_What this task involves:_
Output all of the data below exactly as given.

----------------------------------------

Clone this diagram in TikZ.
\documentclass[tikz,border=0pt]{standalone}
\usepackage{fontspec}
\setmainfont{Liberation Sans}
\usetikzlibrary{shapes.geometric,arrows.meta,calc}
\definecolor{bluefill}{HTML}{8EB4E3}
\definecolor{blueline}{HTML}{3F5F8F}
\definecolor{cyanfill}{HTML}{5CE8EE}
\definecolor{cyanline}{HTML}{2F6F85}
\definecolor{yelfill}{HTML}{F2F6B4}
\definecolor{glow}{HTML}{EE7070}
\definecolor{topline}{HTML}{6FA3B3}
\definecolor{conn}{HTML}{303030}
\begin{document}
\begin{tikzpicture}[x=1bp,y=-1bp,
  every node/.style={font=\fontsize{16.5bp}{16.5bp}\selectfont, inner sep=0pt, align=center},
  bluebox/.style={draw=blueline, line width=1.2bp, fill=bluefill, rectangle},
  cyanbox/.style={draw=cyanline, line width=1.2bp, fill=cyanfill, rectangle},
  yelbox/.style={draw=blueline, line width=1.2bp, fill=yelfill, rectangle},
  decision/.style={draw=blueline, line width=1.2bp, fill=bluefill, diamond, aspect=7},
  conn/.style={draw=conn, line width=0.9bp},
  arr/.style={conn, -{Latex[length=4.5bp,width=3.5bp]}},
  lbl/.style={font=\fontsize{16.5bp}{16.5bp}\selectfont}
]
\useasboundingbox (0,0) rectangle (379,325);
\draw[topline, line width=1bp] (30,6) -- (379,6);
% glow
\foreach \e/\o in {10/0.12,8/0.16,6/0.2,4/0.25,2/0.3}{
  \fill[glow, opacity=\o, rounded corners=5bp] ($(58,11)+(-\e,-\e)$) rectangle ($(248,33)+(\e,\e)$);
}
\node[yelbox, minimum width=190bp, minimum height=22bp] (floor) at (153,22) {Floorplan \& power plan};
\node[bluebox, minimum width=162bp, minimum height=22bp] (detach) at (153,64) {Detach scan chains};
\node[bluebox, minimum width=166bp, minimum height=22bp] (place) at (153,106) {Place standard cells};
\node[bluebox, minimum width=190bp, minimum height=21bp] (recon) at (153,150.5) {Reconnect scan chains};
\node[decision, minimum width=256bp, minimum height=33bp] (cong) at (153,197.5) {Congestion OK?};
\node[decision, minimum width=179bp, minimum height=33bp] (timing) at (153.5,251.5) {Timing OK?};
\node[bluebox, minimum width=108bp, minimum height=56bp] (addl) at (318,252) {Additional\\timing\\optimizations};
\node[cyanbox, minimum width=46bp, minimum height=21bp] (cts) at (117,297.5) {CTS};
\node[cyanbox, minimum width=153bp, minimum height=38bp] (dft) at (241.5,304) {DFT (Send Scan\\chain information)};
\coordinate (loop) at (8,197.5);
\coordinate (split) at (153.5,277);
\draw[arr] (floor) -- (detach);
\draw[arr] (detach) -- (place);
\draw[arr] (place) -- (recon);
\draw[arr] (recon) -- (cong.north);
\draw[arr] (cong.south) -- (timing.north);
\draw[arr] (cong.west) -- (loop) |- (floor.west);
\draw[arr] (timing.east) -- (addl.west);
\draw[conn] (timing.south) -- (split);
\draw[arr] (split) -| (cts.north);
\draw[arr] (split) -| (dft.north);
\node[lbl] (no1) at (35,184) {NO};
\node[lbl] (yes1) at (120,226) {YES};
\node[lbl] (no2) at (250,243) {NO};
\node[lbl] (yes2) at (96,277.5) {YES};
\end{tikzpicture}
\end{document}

----------------------------------------

_Answer:_
Clone this diagram in TikZ.
\documentclass[tikz,border=0pt]{standalone}
\usepackage{fontspec}
\setmainfont{Liberation Sans}
\usetikzlibrary{shapes.geometric,arrows.meta,calc}
\definecolor{bluefill}{HTML}{8EB4E3}
\definecolor{blueline}{HTML}{3F5F8F}
\definecolor{cyanfill}{HTML}{5CE8EE}
\definecolor{cyanline}{HTML}{2F6F85}
\definecolor{yelfill}{HTML}{F2F6B4}
\definecolor{glow}{HTML}{EE7070}
\definecolor{topline}{HTML}{6FA3B3}
\definecolor{conn}{HTML}{303030}
\begin{document}
\begin{tikzpicture}[x=1bp,y=-1bp,
  every node/.style={font=\fontsize{16.5bp}{16.5bp}\selectfont, inner sep=0pt, align=center},
  bluebox/.style={draw=blueline, line width=1.2bp, fill=bluefill, rectangle},
  cyanbox/.style={draw=cyanline, line width=1.2bp, fill=cyanfill, rectangle},
  yelbox/.style={draw=blueline, line width=1.2bp, fill=yelfill, rectangle},
  decision/.style={draw=blueline, line width=1.2bp, fill=bluefill, diamond, aspect=7},
  conn/.style={draw=conn, line width=0.9bp},
  arr/.style={conn, -{Latex[length=4.5bp,width=3.5bp]}},
  lbl/.style={font=\fontsize{16.5bp}{16.5bp}\selectfont}
]
\useasboundingbox (0,0) rectangle (379,325);
\draw[topline, line width=1bp] (30,6) -- (379,6);
% glow
\foreach \e/\o in {10/0.12,8/0.16,6/0.2,4/0.25,2/0.3}{
  \fill[glow, opacity=\o, rounded corners=5bp] ($(58,11)+(-\e,-\e)$) rectangle ($(248,33)+(\e,\e)$);
}
\node[yelbox, minimum width=190bp, minimum height=22bp] (floor) at (153,22) {Floorplan \& power plan};
\node[bluebox, minimum width=162bp, minimum height=22bp] (detach) at (153,64) {Detach scan chains};
\node[bluebox, minimum width=166bp, minimum height=22bp] (place) at (153,106) {Place standard cells};
\node[bluebox, minimum width=190bp, minimum height=21bp] (recon) at (153,150.5) {Reconnect scan chains};
\node[decision, minimum width=256bp, minimum height=33bp] (cong) at (153,197.5) {Congestion OK?};
\node[decision, minimum width=179bp, minimum height=33bp] (timing) at (153.5,251.5) {Timing OK?};
\node[bluebox, minimum width=108bp, minimum height=56bp] (addl) at (318,252) {Additional\\timing\\optimizations};
\node[cyanbox, minimum width=46bp, minimum height=21bp] (cts) at (117,297.5) {CTS};
\node[cyanbox, minimum width=153bp, minimum height=38bp] (dft) at (241.5,304) {DFT (Send Scan\\chain information)};
\coordinate (loop) at (8,197.5);
\coordinate (split) at (153.5,277);
\draw[arr] (floor) -- (detach);
\draw[arr] (detach) -- (place);
\draw[arr] (place) -- (recon);
\draw[arr] (recon) -- (cong.north);
\draw[arr] (cong.south) -- (timing.north);
\draw[arr] (cong.west) -- (loop) |- (floor.west);
\draw[arr] (timing.east) -- (addl.west);
\draw[conn] (timing.south) -- (split);
\draw[arr] (split) -| (cts.north);
\draw[arr] (split) -| (dft.north);
\node[lbl] (no1) at (35,184) {NO};
\node[lbl] (yes1) at (120,226) {YES};
\node[lbl] (no2) at (250,243) {NO};
\node[lbl] (yes2) at (96,277.5) {YES};
\end{tikzpicture}
\end{document}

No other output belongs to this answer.